||Sierra Nevada de Santa Marta, northern Colombia |
This early morning image, taken by astronauts looking from the International Space Station, shows a dramatic view of the many peaks of Colombia's Santa Marta massif. The highest of these (approximately 5700 m, 18,700 feet), named for Christopher Columbus, is so high that it supports a small but permanent snow cap (image far left), even though it lies only ten degrees north of the Equator. The summits are so high that trees cannot grow--landscapes appear gray because only grass and small shrubs can survive the cold. Interestingly, glacial erosion features can be seen throughout the gray summit zone area--showing that an ice cap hundreds of times larger than the snow cap existed during the geologically recent ice ages.
Most of the image shows the lower slopes covered with the green tinge of forests. A forest fire gives off smoke in a large valley.

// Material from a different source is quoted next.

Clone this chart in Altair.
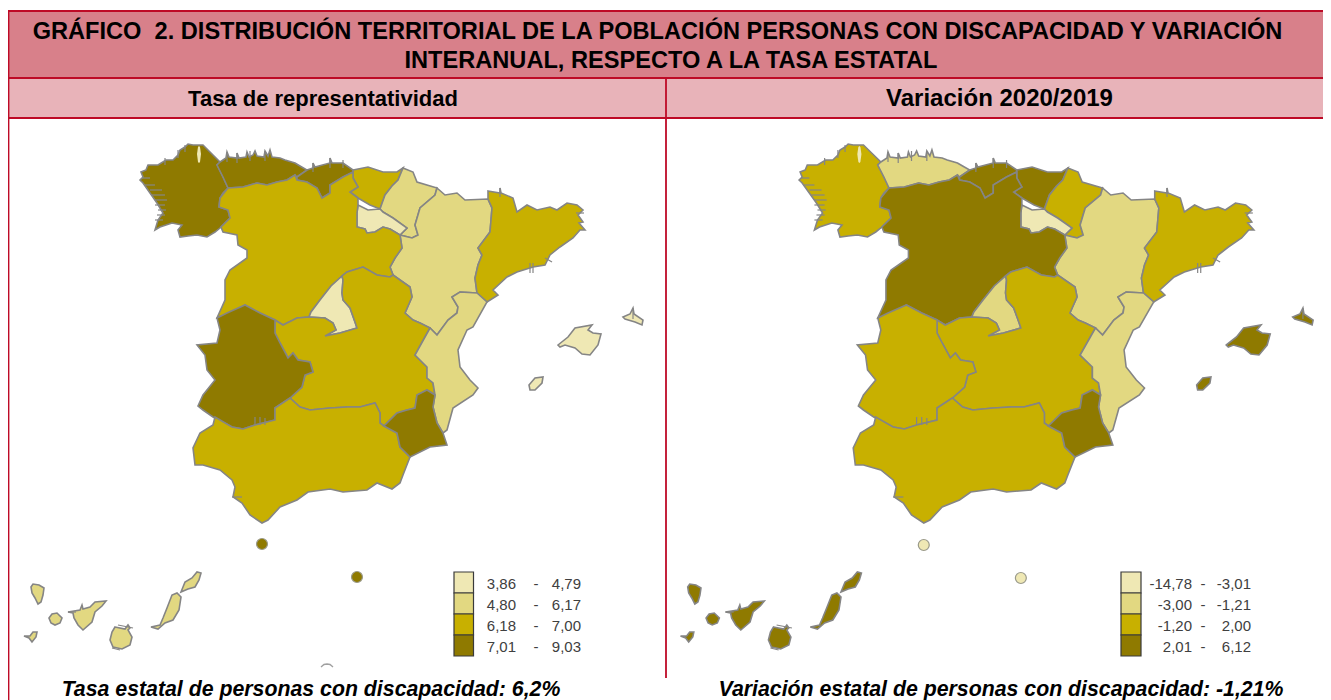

The Santa Marta snow cap is the only place where snow can be seen from the tropical beaches of the Caribbean coast, 45 km distant (outside the top of the image). The region is a tourist attraction because visitors experience changes in climate, landscapes, vegetation and wildlife as they ascend the mountains. The massif contains dozens of endemic species. Much of the massif is now protected as a national park, now designated as a Biosphere reserve by UNESCO in 1979. A 2013 report identifies the reserve as the most irreplaceable park in the world for threatened species.